Supplied data:
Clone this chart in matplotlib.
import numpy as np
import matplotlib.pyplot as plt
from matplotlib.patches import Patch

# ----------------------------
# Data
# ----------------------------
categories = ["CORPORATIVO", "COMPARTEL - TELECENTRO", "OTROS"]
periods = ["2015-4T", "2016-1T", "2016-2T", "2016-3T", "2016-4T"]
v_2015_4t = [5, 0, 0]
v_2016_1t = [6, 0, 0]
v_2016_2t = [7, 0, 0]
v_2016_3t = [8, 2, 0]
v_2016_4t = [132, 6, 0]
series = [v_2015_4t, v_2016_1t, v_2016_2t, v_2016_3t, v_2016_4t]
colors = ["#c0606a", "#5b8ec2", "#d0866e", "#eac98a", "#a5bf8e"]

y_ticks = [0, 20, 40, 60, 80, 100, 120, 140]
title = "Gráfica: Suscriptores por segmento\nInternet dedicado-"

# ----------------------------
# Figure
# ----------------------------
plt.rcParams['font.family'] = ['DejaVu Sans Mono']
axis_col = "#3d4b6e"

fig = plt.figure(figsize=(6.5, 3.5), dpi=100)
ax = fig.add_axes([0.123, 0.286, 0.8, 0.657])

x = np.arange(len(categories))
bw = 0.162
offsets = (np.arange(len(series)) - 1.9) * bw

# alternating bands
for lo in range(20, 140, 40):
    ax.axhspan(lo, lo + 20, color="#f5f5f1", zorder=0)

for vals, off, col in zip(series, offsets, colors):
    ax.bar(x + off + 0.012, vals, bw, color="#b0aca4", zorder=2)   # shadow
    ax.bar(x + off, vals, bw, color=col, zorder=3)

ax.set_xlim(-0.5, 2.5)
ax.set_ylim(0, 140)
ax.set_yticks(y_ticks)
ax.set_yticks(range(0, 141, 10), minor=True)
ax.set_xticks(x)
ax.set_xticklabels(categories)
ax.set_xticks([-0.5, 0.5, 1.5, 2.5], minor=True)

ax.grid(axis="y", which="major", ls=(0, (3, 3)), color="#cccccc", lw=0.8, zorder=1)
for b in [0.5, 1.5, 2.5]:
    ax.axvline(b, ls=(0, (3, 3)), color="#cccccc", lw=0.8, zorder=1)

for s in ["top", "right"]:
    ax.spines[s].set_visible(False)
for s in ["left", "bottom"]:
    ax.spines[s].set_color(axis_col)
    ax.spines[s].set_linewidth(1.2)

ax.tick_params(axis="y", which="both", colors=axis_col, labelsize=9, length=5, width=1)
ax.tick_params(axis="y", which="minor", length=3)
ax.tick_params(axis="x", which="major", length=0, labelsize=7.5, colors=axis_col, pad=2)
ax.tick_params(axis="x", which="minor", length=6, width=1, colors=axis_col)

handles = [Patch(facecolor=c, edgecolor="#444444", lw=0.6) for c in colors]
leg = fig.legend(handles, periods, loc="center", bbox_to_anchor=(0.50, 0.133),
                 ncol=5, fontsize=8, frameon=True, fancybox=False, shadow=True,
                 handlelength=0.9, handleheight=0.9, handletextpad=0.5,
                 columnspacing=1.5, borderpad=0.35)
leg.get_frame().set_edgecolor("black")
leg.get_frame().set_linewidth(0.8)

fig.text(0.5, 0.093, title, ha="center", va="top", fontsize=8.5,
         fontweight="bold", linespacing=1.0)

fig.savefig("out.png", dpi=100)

To do: Scan the material above. Extract every line in which the word "matplotlib" occurs.

Output:
Clone this chart in matplotlib.
import matplotlib.pyplot as plt
from matplotlib.patches import Patch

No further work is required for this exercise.